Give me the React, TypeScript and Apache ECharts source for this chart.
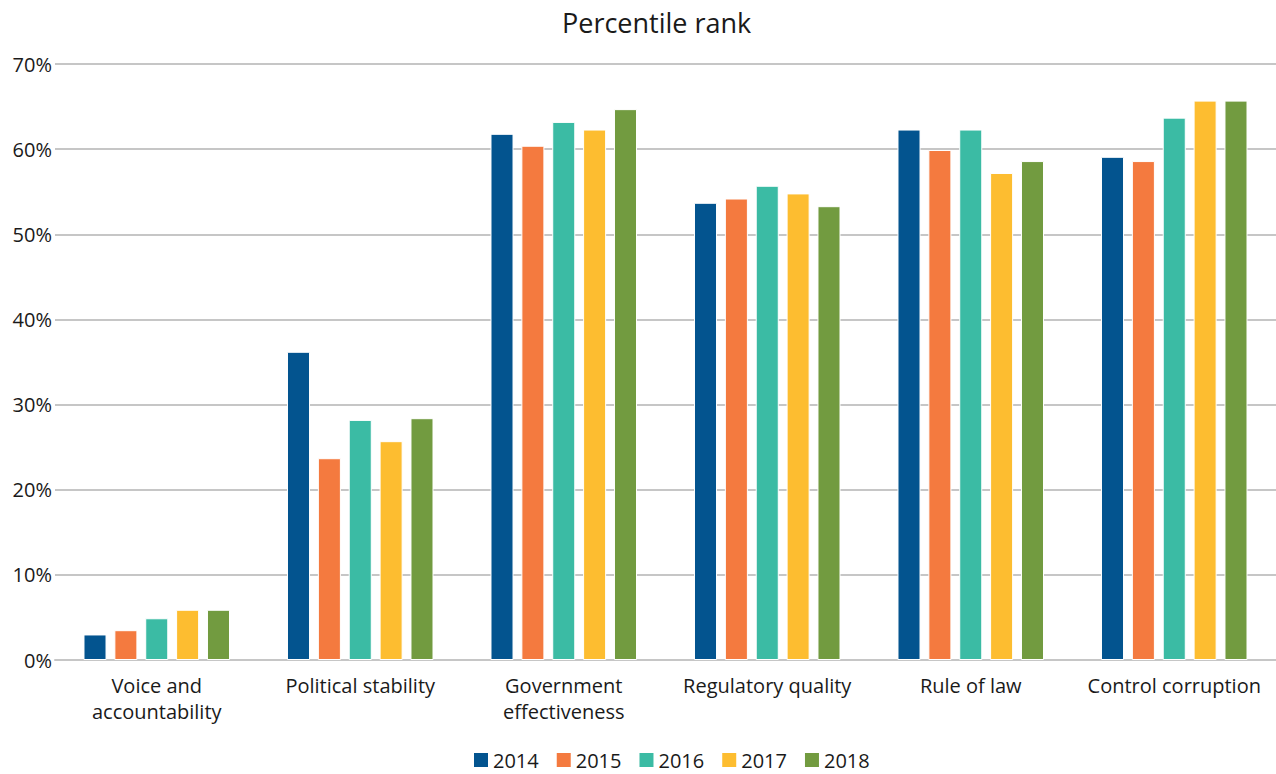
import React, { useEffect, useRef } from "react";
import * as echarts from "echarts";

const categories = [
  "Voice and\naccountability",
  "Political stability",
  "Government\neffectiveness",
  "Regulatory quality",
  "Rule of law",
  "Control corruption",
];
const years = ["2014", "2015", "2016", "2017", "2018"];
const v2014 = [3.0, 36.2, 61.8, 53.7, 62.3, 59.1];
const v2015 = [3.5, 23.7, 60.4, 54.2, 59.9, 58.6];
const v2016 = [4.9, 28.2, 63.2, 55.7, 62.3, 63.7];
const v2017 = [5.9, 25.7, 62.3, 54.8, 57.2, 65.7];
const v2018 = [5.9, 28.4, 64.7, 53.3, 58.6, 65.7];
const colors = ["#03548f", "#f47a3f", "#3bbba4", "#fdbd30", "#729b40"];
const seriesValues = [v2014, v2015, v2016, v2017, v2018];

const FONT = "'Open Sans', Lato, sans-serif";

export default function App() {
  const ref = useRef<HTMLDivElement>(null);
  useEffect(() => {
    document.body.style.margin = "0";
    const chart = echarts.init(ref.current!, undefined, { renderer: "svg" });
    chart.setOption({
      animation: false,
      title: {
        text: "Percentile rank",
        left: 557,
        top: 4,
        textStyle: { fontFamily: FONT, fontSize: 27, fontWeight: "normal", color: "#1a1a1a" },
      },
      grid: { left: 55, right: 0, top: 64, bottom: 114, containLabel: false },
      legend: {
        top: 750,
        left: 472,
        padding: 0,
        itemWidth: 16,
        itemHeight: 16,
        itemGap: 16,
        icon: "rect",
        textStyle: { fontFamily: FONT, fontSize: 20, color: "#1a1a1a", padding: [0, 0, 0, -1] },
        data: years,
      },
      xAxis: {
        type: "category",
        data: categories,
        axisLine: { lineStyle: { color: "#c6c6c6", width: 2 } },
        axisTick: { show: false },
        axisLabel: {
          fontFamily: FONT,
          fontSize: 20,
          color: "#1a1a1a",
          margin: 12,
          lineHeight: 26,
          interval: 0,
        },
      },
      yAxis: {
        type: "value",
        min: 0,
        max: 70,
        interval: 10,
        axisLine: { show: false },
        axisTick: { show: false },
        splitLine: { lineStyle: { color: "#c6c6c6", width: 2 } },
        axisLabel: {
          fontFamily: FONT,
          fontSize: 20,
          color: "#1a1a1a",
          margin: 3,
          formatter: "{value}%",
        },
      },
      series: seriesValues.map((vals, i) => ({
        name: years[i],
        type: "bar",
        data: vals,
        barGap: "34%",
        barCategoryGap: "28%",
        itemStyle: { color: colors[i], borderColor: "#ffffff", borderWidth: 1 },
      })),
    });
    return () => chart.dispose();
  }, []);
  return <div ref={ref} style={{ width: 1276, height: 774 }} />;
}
********************
- _WRITTEN TASK_
Make an exact copy of the data above, pictures excluded.

- _RESULT FOR THIS TASK_
Give me the React, TypeScript and Apache ECharts source for this chart.
import React, { useEffect, useRef } from "react";
import * as echarts from "echarts";

const categories = [
  "Voice and\naccountability",
  "Political stability",
  "Government\neffectiveness",
  "Regulatory quality",
  "Rule of law",
  "Control corruption",
];
const years = ["2014", "2015", "2016", "2017", "2018"];
const v2014 = [3.0, 36.2, 61.8, 53.7, 62.3, 59.1];
const v2015 = [3.5, 23.7, 60.4, 54.2, 59.9, 58.6];
const v2016 = [4.9, 28.2, 63.2, 55.7, 62.3, 63.7];
const v2017 = [5.9, 25.7, 62.3, 54.8, 57.2, 65.7];
const v2018 = [5.9, 28.4, 64.7, 53.3, 58.6, 65.7];
const colors = ["#03548f", "#f47a3f", "#3bbba4", "#fdbd30", "#729b40"];
const seriesValues = [v2014, v2015, v2016, v2017, v2018];

const FONT = "'Open Sans', Lato, sans-serif";

export default function App() {
  const ref = useRef<HTMLDivElement>(null);
  useEffect(() => {
    document.body.style.margin = "0";
    const chart = echarts.init(ref.current!, undefined, { renderer: "svg" });
    chart.setOption({
      animation: false,
      title: {
        text: "Percentile rank",
        left: 557,
        top: 4,
        textStyle: { fontFamily: FONT, fontSize: 27, fontWeight: "normal", color: "#1a1a1a" },
      },
      grid: { left: 55, right: 0, top: 64, bottom: 114, containLabel: false },
      legend: {
        top: 750,
        left: 472,
        padding: 0,
        itemWidth: 16,
        itemHeight: 16,
        itemGap: 16,
        icon: "rect",
        textStyle: { fontFamily: FONT, fontSize: 20, color: "#1a1a1a", padding: [0, 0, 0, -1] },
        data: years,
      },
      xAxis: {
        type: "category",
        data: categories,
        axisLine: { lineStyle: { color: "#c6c6c6", width: 2 } },
        axisTick: { show: false },
        axisLabel: {
          fontFamily: FONT,
          fontSize: 20,
          color: "#1a1a1a",
          margin: 12,
          lineHeight: 26,
          interval: 0,
        },
      },
      yAxis: {
        type: "value",
        min: 0,
        max: 70,
        interval: 10,
        axisLine: { show: false },
        axisTick: { show: false },
        splitLine: { lineStyle: { color: "#c6c6c6", width: 2 } },
        axisLabel: {
          fontFamily: FONT,
          fontSize: 20,
          color: "#1a1a1a",
          margin: 3,
          formatter: "{value}%",
        },
      },
      series: seriesValues.map((vals, i) => ({
        name: years[i],
        type: "bar",
        data: vals,
        barGap: "34%",
        barCategoryGap: "28%",
        itemStyle: { color: colors[i], borderColor: "#ffffff", borderWidth: 1 },
      })),
    });
    return () => chart.dispose();
  }, []);
  return <div ref={ref} style={{ width: 1276, height: 774 }} />;
}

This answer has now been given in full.